When I came to write my novel The Interview, I felt I knew Eileen Gray. After all I had researched and written a previous book, Time & Destiny, a radio play for RTE, Time & Straw, several features and I’d given talks on her as far afield as Monaco. But I was wrong, I didn’t know her, still don’t, and that is part of her mystique.
The facts of her life are well documented. From the beginning it was the hidden, less publicised aspects that I found most intriguing. Because she had destroyed private papers, letters and photographs but left detailed accounts of each of her projects, I knew I had to be true to her work but I felt a strange entitlement to give her a happier personal life than she had experienced.
Throughout the pages of Time & Destiny she is unconditionally loved and desired by people I deemed worthy of her.
I loved the competent way she nurtured her talent, engaging Sugawara, the Japanese lacquerist to teach her the finer points of lacquering; refusing to follow the opulent trends of the time; and her working relationship with Jacques Doucet. I was amazed at her discreet but disastrous relationships with both men and women: her love affair with nightclub singer Damia and the destruction of her liaison with Romanian architect Jean Badovici. I was as saddened as Eileen at the re-furbishing of her family home, Brownswood (see photos below), and understood her refusal to return; outraged at the state of E.1027, the love nest she created for Jean Badovici.

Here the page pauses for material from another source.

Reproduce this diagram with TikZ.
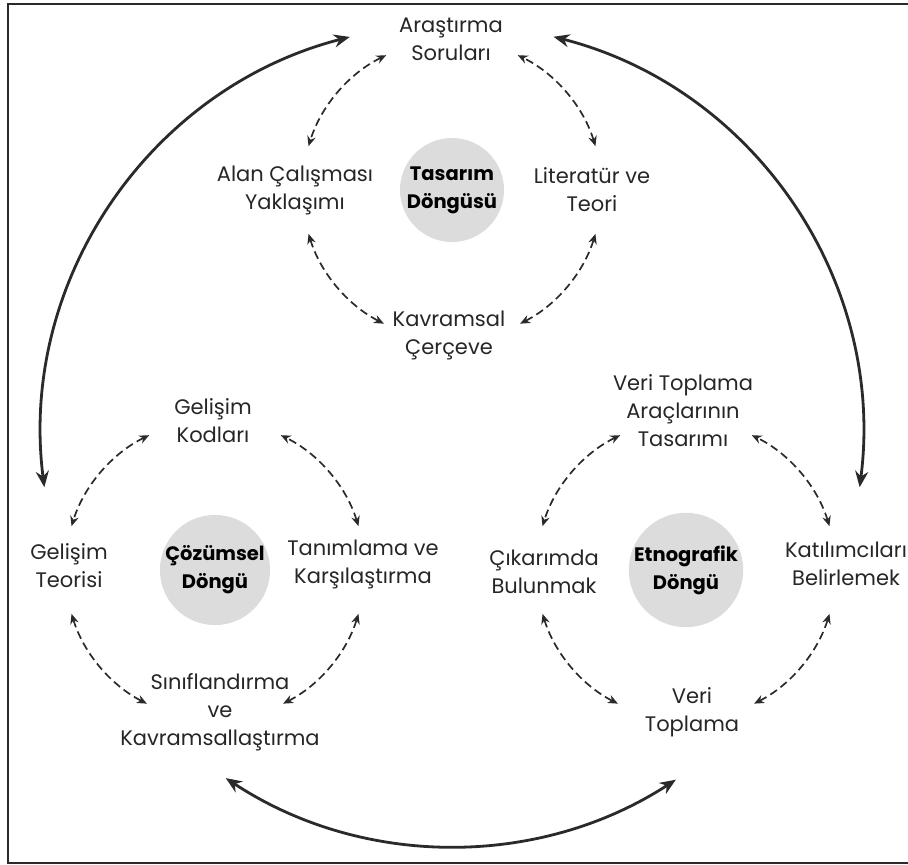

I was fascinated by her elegant lifestyle in Paris and refusal to use her title; her wardrobe of designer clothes, handmade silk underwear, perfectly manicured nails and sharply bobbed hair. I admired her courage and ability to take on new ventures – driving an ambulance during the World War I; learning to fly; travelling the world. Despite her reclusiveness and failing eyesight, her selected interest in the world around her never diminished.
She had always been reluctant to give interviews and disliked being courted by the international media, as she had been from the early 1900s. In 1972 the record-breaking price paid for her lacquer screen Le Destin forced her back in the public eye. Reporters from all over the world clamoured for interviews, quotes and comments.
Long a fan of Bruce Chatwin’s writings, when I heard he’d been one of those reporters, I set about tracking down his interview with Eileen Gray. It wasn’t in any of his anthologies. Eventually I discovered from his wife, Elizabeth, that the interview had never been published.
My wondering what happened between the retiring designer who had become an international icon, second time around, and the charismatic maestro of interviews, was the trigger that drove me to write The Interview.